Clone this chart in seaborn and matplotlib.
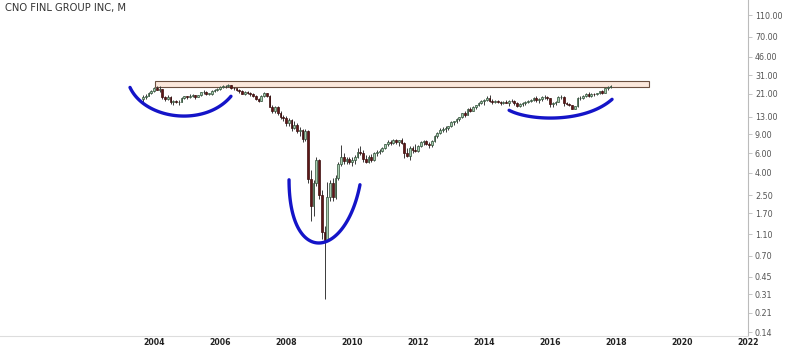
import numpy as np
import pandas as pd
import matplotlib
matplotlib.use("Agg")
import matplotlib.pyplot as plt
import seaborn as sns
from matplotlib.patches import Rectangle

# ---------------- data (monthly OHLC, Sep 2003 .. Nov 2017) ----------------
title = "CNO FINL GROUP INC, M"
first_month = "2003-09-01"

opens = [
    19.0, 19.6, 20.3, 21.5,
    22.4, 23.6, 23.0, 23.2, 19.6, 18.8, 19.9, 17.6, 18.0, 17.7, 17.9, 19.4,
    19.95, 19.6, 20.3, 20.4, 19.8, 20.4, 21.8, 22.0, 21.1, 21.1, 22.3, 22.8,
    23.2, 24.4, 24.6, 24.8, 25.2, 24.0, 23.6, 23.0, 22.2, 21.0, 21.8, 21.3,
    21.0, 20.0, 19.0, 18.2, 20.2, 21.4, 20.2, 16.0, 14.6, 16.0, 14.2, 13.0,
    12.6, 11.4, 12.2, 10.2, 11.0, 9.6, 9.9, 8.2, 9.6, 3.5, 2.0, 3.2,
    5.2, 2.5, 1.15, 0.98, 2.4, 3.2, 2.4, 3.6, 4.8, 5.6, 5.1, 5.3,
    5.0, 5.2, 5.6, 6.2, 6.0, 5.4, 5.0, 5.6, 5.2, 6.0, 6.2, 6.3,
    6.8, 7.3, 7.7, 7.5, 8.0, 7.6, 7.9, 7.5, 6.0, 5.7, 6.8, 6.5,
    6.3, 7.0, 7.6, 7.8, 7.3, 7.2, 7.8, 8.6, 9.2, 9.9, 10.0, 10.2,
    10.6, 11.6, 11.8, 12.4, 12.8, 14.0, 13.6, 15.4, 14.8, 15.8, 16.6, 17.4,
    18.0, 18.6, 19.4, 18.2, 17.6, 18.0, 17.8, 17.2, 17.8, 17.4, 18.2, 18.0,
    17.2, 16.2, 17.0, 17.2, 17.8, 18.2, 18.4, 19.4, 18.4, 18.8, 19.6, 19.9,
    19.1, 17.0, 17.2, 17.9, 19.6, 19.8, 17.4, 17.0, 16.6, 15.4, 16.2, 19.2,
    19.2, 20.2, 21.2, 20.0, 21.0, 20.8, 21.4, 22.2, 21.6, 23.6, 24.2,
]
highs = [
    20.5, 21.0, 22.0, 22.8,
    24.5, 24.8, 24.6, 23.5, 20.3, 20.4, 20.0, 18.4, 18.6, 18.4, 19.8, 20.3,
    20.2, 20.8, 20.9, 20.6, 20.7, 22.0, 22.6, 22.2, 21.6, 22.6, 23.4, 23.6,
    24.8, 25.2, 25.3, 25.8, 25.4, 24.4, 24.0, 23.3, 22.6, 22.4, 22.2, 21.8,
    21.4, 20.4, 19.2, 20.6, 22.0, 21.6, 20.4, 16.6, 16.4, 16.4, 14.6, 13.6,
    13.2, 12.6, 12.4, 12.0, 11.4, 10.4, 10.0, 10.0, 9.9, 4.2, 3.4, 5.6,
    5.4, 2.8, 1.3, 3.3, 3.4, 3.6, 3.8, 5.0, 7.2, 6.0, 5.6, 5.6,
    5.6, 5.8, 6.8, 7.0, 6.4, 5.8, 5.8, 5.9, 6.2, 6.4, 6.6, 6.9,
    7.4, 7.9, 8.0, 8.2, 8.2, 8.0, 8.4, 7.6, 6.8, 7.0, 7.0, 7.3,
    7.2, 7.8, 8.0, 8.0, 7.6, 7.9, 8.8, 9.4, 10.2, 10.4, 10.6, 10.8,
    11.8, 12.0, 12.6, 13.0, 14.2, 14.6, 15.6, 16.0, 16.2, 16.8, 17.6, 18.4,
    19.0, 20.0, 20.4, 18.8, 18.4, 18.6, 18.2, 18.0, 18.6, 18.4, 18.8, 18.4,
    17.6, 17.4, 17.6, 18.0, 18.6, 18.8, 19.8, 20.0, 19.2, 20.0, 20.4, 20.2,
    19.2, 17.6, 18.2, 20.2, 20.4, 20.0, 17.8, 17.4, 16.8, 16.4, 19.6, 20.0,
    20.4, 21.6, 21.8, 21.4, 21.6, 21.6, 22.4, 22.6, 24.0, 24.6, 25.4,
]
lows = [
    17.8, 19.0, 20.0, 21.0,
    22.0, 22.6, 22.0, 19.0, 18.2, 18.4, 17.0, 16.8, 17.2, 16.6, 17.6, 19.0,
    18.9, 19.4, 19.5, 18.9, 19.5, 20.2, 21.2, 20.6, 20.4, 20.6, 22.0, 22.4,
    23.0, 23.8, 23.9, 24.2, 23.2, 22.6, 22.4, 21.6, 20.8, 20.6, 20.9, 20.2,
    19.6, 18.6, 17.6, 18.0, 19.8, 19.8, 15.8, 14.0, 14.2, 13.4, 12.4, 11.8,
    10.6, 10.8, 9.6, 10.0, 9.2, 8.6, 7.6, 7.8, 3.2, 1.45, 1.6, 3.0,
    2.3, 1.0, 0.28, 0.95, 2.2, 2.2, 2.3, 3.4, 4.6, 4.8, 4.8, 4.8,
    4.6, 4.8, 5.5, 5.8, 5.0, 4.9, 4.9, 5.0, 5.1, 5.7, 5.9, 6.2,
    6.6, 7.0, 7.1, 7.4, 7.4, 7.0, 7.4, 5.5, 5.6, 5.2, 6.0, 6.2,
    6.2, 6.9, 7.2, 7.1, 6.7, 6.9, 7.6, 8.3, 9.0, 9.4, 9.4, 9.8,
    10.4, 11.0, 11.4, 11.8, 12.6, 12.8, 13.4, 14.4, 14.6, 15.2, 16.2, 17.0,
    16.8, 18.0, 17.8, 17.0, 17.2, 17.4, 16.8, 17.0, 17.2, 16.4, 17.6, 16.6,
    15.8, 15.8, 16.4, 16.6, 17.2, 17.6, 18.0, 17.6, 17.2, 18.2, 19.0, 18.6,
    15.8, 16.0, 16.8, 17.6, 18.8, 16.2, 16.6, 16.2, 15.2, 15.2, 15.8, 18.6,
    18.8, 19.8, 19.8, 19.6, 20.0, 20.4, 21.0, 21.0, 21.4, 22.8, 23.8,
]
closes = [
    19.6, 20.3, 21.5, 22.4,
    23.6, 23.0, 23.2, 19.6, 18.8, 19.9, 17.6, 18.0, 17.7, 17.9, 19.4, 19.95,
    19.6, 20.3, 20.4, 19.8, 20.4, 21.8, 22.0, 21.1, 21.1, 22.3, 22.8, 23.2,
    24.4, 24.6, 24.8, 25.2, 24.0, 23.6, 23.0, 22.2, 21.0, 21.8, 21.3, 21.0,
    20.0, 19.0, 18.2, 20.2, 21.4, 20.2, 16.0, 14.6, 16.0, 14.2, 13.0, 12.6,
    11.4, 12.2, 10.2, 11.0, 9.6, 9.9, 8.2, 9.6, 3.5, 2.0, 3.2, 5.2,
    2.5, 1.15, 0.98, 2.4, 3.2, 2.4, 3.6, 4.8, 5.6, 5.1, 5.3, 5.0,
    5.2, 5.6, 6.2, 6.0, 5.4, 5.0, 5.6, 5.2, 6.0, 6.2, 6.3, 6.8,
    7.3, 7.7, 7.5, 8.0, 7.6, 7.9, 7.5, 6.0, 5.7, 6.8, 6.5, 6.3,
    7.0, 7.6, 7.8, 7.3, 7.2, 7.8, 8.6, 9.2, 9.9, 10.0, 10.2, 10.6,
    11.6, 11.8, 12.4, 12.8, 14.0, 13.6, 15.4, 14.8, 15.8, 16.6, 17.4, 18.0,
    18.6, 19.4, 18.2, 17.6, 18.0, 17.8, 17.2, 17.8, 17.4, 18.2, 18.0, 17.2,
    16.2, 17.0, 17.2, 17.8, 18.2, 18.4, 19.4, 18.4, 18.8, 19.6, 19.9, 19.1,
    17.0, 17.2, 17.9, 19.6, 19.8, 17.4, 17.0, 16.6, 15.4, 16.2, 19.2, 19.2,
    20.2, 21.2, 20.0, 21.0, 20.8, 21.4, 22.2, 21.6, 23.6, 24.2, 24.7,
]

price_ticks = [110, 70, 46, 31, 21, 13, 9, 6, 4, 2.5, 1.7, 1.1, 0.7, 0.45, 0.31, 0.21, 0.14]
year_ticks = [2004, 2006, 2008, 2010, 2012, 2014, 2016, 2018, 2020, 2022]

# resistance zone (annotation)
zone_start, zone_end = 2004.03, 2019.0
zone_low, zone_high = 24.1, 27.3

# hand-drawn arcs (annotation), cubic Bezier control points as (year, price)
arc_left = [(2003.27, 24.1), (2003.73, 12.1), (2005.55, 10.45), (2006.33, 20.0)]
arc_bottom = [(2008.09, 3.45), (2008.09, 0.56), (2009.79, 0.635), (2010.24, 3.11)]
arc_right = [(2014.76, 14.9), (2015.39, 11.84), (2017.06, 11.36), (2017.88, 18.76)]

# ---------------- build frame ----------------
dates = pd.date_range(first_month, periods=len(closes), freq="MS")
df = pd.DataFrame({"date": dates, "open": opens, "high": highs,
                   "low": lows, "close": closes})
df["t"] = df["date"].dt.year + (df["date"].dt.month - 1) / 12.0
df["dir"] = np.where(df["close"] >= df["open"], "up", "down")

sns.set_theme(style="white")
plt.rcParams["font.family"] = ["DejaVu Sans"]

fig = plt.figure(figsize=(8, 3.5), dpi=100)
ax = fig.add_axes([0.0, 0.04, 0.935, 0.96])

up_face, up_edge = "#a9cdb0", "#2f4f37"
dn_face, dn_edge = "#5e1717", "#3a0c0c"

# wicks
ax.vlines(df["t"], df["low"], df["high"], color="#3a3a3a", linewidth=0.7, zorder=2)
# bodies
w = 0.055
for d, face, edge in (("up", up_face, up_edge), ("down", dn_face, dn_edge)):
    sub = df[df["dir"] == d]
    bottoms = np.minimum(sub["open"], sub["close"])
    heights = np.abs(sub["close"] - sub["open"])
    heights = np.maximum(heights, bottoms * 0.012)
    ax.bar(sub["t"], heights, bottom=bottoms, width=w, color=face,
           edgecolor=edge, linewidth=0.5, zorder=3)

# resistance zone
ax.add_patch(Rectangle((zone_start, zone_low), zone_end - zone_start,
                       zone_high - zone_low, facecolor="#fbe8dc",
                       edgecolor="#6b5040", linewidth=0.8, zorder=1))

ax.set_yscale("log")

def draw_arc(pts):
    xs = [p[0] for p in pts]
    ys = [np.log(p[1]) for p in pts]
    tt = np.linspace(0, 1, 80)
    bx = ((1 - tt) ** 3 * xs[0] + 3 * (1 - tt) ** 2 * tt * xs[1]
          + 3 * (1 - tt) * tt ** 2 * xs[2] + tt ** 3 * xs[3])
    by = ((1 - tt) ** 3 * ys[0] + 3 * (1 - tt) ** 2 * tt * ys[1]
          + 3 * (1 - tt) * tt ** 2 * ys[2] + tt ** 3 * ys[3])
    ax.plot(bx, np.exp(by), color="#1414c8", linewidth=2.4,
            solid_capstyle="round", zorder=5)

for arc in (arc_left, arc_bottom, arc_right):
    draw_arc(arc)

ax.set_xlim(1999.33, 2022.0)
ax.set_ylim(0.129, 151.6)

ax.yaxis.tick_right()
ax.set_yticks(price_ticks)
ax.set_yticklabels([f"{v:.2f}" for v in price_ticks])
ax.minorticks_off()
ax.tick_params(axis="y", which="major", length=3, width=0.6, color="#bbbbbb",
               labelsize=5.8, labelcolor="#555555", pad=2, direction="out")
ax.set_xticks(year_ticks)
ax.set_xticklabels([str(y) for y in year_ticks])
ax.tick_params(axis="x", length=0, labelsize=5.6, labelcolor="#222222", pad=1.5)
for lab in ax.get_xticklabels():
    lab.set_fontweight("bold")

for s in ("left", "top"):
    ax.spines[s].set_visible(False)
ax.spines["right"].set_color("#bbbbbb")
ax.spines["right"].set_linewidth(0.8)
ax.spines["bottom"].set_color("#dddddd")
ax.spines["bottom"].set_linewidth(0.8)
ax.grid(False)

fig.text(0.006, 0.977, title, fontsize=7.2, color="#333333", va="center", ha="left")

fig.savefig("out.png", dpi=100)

——————————

What is being asked: Show every line where the string "seaborn" appears.

Output for this task:
Clone this chart in seaborn and matplotlib.
import seaborn as sns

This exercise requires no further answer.